Group velocity and causality in standard relativistic resistive magnetohydrodynamics

TL;DR

This paper investigates whether superluminal group velocities in resistive relativistic MHD imply causality violations, finding through simulations that no acausal effects occur, thus supporting the consistent use of these equations.

Contribution

The study demonstrates through numerical simulations that superluminal group velocities in resistive RMHD do not lead to causality violations, confirming the equations' physical consistency.

Findings

Superluminal group velocities do not cause acausal phenomena.

Numerical simulations show no information traveling to the past.

Results align with linear wave train propagation theory.

Abstract

Group velocity of electromagnetic waves in plasmas derived by standard relativistic resistive MHD (resistive RMHD) equations is superluminal. If we assume that the group velocity represents the propagation velocity of a signal, we have to worry about the causality problem.
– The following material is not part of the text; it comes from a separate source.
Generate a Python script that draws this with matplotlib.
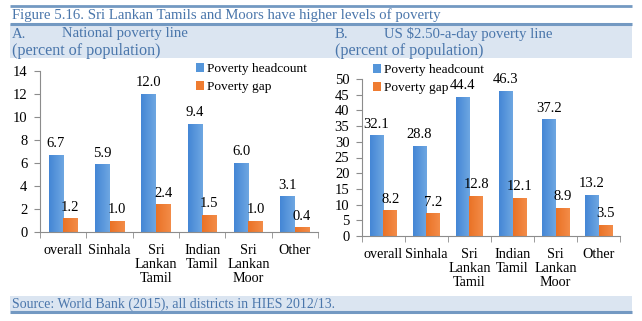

That is, some acausal phenomena may be induced, such that information transportation to the absolute past and spontaneous decrease in the entropy. Here, we tried to find the acausal phenomena using standard resistive RMHD numerical simulations in the suggested situation of the acausal phenomena. The calculation results showed that even in such situations no acausal effect happens. The numerical result with respect to the velocity limit of the information transportation is consistent with a linear theory of wave train propagation. Our results assure that we can use these equations without problems of acausal phenomena.